À la fin de la marche, on donna ordre aux manifestants de se disperser dans le calme. Nous autres meneurs, élèves et enseignants, nous nous retirâmes chez l’un de nous, l’instituteur Tandia Cheikh Sidia qui habitait au quartier Médine à l’est de Rosso, le temps de prendre du thé et de faire un premier bilan de notre marche. À peine 5 minutes après, une voiture s’arrêta devant la porte extérieure de l’enceinte. Les voitures étaient très peu nombreuses en ce moment dans les rues de Rosso. Brusquement ; on entendit le moteur qui s’éteignait. La porte s’ouvrit. On aperçut une jeep militaire d’où descendit un gradé de l’armée. Les enseignants nous informèrent qu’il s’agissait de Jiddou Ould Salek. Il était seul.
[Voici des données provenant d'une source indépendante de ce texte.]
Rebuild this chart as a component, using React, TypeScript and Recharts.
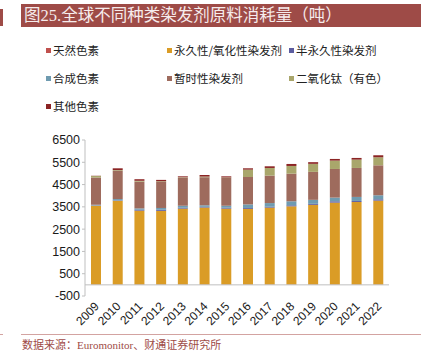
import React from 'react';
import { BarChart, Bar, XAxis, YAxis, ReferenceLine } from 'recharts';

const years = ['2009', '2010', '2011', '2012', '2013', '2014', '2015', '2016', '2017', '2018', '2019', '2020', '2021', '2022'];
const natural = [10, 10, 10, 10, 10, 10, 10, 10, 10, 10, 10, 10, 10, 10];
const permanent = [3540, 3760, 3320, 3310, 3410, 3460, 3410, 3400, 3455, 3515, 3580, 3680, 3710, 3770];
const semiPermanent = [15, 20, 40, 50, 40, 30, 40, 40, 40, 45, 45, 60, 45, 60];
const synthetic = [30, 60, 60, 80, 90, 70, 90, 160, 165, 180, 180, 165, 180, 180];
const temporary = [1220, 1270, 1200, 1170, 1260, 1260, 1250, 1230, 1230, 1240, 1255, 1285, 1300, 1345];
const tio2 = [70, 30, 40, 30, 20, 30, 20, 330, 345, 345, 360, 375, 375, 360];
const other = [10, 80, 70, 60, 40, 70, 50, 60, 75, 90, 75, 75, 75, 90];
const yTicks = [-500, 500, 1500, 2500, 3500, 4500, 5500, 6500];

const series = [
  { key: 'natural', name: '天然色素', color: '#C0504D', values: natural },
  { key: 'permanent', name: '永久性/氧化性染发剂', color: '#DA9C26', values: permanent },
  { key: 'semi', name: '半永久性染发剂', color: '#5C5DA0', values: semiPermanent },
  { key: 'synthetic', name: '合成色素', color: '#6F9BB0', values: synthetic },
  { key: 'temporary', name: '暂时性染发剂', color: '#9E6B5D', values: temporary },
  { key: 'tio2', name: '二氧化钛（有色）', color: '#A9A66B', values: tio2 },
  { key: 'other', name: '其他色素', color: '#8B2424', values: other },
];

const data = years.map((year, i) => {
  const row: Record<string, string | number> = { year };
  series.forEach(s => { row[s.key] = s.values[i]; });
  return row;
});

// legend slots: [x, y] of the colour square
const legendPos = [
  [46, 48], [167, 48], [289, 48],
  [46, 76], [167, 76], [289, 76],
  [46, 104],
];

const XTick = ({ x, y, payload }: any) => (
  <text
    x={x + 4}
    y={y + 3}
    transform={`rotate(-45, ${x + 4}, ${y + 3})`}
    textAnchor="end"
    fontSize={12}
    fill="#1a1a1a"
    fontFamily="'Liberation Sans', Arial, sans-serif"
  >
    {payload.value}
  </text>
);

export default function App() {
  return (
    <div style={{ position: 'absolute', left: 0, top: 0, width: 431, height: 354, background: '#fff', overflow: 'hidden' }}>
      {/* title banner */}
      <div style={{ position: 'absolute', left: 0, top: 9, width: 3, height: 17, background: '#9E4B47' }} />
      <div
        style={{
          position: 'absolute', left: 21, top: 4, width: 400, height: 23, background: '#9E4B47',
          color: '#F6ECEC', fontSize: 16.5, lineHeight: '23px', paddingLeft: 3, boxSizing: 'border-box',
          fontFamily: "'Liberation Serif', 'Noto Sans CJK SC', serif", whiteSpace: 'nowrap',
        }}
      >
        图25.全球不同种类染发剂原料消耗量（吨）
      </div>

      {/* legend */}
      {series.map((s, i) => (
        <div
          key={s.key}
          style={{
            position: 'absolute', left: legendPos[i][0], top: legendPos[i][1] - 6, height: 16,
            display: 'flex', alignItems: 'center', whiteSpace: 'nowrap',
            fontFamily: "'Noto Sans CJK SC', sans-serif", fontSize: 11.5, color: '#222',
          }}
        >
          <span style={{ display: 'inline-block', width: 5, height: 5, background: s.color, marginRight: 2 }} />
          {s.name}
        </div>
      ))}

      <div style={{ position: 'absolute', left: 0, top: 0 }}>
        <BarChart
          width={431}
          height={354}
          data={data}
          margin={{ top: 140, right: 42, bottom: 0, left: 0 }}
          barSize={10}
        >
          <YAxis
            type="number"
            domain={[-500, 6500]}
            ticks={yTicks}
            interval={0}
            width={85}
            tick={{ fontSize: 12.5, fill: '#1a1a1a', fontFamily: "'Liberation Sans', Arial, sans-serif" }}
            tickSize={3}
            axisLine={{ stroke: '#BFBFBF' }}
            tickLine={{ stroke: '#BFBFBF' }}
          />
          <XAxis
            dataKey="year"
            interval={0}
            height={58}
            axisLine={false}
            tickLine={false}
            tick={<XTick />}
          />
          <ReferenceLine y={0} stroke="#BFBFBF" strokeWidth={1} />
          {series.map(s => (
            <Bar key={s.key} dataKey={s.key} name={s.name} stackId="a" fill={s.color} isAnimationActive={false} />
          ))}
        </BarChart>
      </div>

      {/* footer */}
      <div style={{ position: 'absolute', left: 0, top: 334, width: 3, height: 1, background: '#D3A3A1' }} />
      <div style={{ position: 'absolute', left: 21, top: 334, width: 400, height: 1, background: '#D3A3A1' }} />
      <div
        style={{
          position: 'absolute', left: 22, top: 338, fontSize: 11, lineHeight: '14px', color: '#9E4B47',
          fontFamily: "'Liberation Serif', 'Noto Sans CJK SC', serif", whiteSpace: 'nowrap',
        }}
      >
        数据来源：Euromonitor、财通证券研究所
      </div>
    </div>
  );
}
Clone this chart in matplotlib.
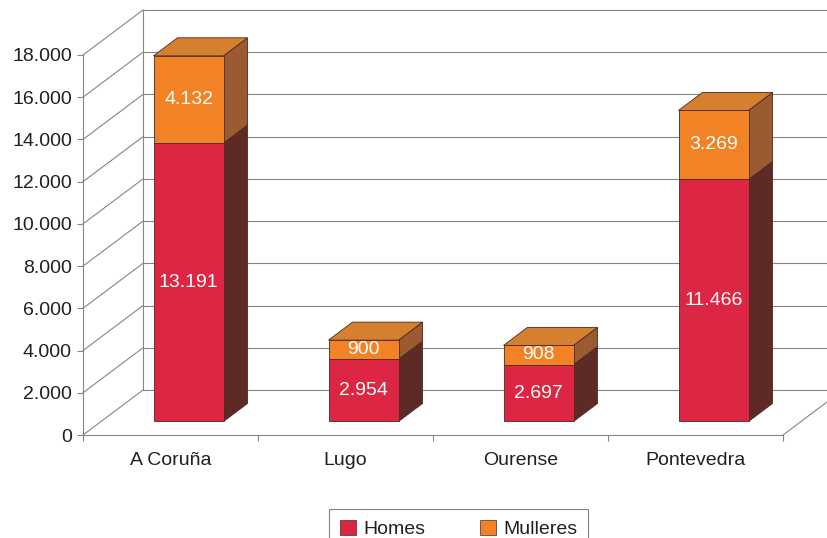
import matplotlib
matplotlib.use('Agg')
import matplotlib.pyplot as plt
from matplotlib.patches import Polygon, Patch

# data
provincias = ['A Coruña', 'Lugo', 'Ourense', 'Pontevedra']
homes = [13191, 2954, 2697, 11466]
mulleres = [4132, 900, 908, 3269]
series = [('Homes', homes), ('Mulleres', mulleres)]
yticks = list(range(0, 18001, 2000))

plt.rcParams['font.family'] = ['Liberation Sans', 'DejaVu Sans']

front = {'Homes': '#dc2644', 'Mulleres': '#f28226'}
side = {'Homes': '#5e2a26', 'Mulleres': '#9a5b32'}
top = {'Homes': '#b02038', 'Mulleres': '#d4802e'}
edge = '#4a2a22'
grid_c = '#858585'
txt_c = '#231f20'
fs = 14


def fmt(v):
    """thousands with a dot, as in galician/spanish"""
    return f'{v:,.0f}'.replace(',', '.')


fig = plt.figure(figsize=(8.27, 5.38), dpi=100)
ax = fig.add_axes([83 / 827, 103 / 538, 700 / 827, 380 / 538])  # front plane of the 3d box
ax.set_xlim(0, len(provincias))
ax.set_ylim(0, yticks[-1])
ax.patch.set_visible(False)

# fake depth: offset of the back wall in data units
DX = 0.343
DY = 2132
d0, d1 = 0.3, 0.7  # bars sit between these depth fractions
w = 0.4
nx = len(provincias)

# walls and gridlines
for v in yticks:
    ax.plot([0, DX], [v, v + DY], color=grid_c, lw=0.8, clip_on=False, zorder=1)
    ax.plot([DX, nx + DX], [v + DY, v + DY], color=grid_c, lw=0.8, clip_on=False, zorder=1)
ax.plot([DX, DX], [DY, yticks[-1] + DY], color=grid_c, lw=0.8, clip_on=False, zorder=1)
ax.plot([nx, nx + DX], [0, DY], color=grid_c, lw=0.8, clip_on=False, zorder=1)

# bars
ddx = (d1 - d0) * DX
ddy = (d1 - d0) * DY
for i in range(nx):
    base = 0
    for k, (lab, vals) in enumerate(series):
        v = vals[i]
        x0 = i + 0.5 - w / 2 + d0 * DX
        x1 = x0 + w
        yb = base + d0 * DY
        yt = base + v + d0 * DY
        ax.add_patch(Polygon([(x1, yb), (x1 + ddx, yb + ddy), (x1 + ddx, yt + ddy), (x1, yt)],
                             closed=True, fc=side[lab], ec=edge, lw=0.6, clip_on=False, zorder=3))
        ax.add_patch(Polygon([(x0, yb), (x1, yb), (x1, yt), (x0, yt)],
                             closed=True, fc=front[lab], ec=edge, lw=0.6, clip_on=False, zorder=4))
        if k == len(series) - 1:
            ax.add_patch(Polygon([(x0, yt), (x1, yt), (x1 + ddx, yt + ddy), (x0 + ddx, yt + ddy)],
                                 closed=True, fc=top[lab], ec=edge, lw=0.6, clip_on=False, zorder=4))
        ax.text((x0 + x1) / 2, (yb + yt) / 2, fmt(v), color='white', fontsize=fs,
                ha='center', va='center', zorder=5)
        base += v

# axes
for s in ['top', 'right']:
    ax.spines[s].set_visible(False)
for s in ['left', 'bottom']:
    ax.spines[s].set_color(grid_c)
    ax.spines[s].set_linewidth(0.8)
ax.set_yticks(yticks)
ax.set_yticklabels([fmt(v) for v in yticks])
ax.tick_params(axis='y', length=4, width=0.8, color=grid_c, pad=4, labelsize=fs, labelcolor=txt_c)
ax.set_xticks(range(nx + 1))
ax.set_xticklabels([])
ax.set_xticks([i + 0.5 for i in range(nx)], minor=True)
ax.set_xticklabels(provincias, minor=True)
ax.tick_params(axis='x', which='major', length=4.5, width=0.8, color=grid_c)
ax.tick_params(axis='x', which='minor', length=0, pad=12.5, labelsize=fs, labelcolor=txt_c)

handles = [Patch(facecolor=front[lab], edgecolor=edge, lw=0.5) for lab, _ in series]
leg = fig.legend(handles, [lab for lab, _ in series], loc='upper center',
                 bbox_to_anchor=(458.5 / 827, 1 - 509 / 538), ncol=2, frameon=True,
                 fancybox=False, edgecolor='#808080', framealpha=1, fontsize=fs,
                 handlelength=0.85, handleheight=0.85, handletextpad=0.35,
                 columnspacing=2.8, borderpad=0.55, borderaxespad=0)
leg.get_frame().set_linewidth(0.8)
for t in leg.get_texts():
    t.set_color(txt_c)

fig.savefig('out.png', dpi=100)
On se leva pour le saluer. Il donna la main à tout le monde et se pressa de nous rassurer, en déclarant : « Je suis venu uniquement pour discuter et prendre le thé avec vous. » On a discuté de tout. On était tous en parfait accord contre le régime en place. Un seul point de désaccord persistait entre nous. Elle consistait à trouver le moyen le plus adéquat pour changer la situation. Pour nous, seule une révolution populaire délivrerait le pays de l’emprise du néocolonialisme français et de ses valets. Pour Jiddou, un coup d’État sera le moyen le plus efficace. À la fin du thé et de la discussion, Jiddou prendra congé de nous après nous avoir salués chaleureusement, comme s’il nous félicitait pour le succès de la marche. C’était la première, mais aussi la dernière fois, que je verrai physiquement feu Jiddou Ould Salek. Plus que tout autre officier mauritanien l’impact de sa personnalité demeure indélébile sur moi.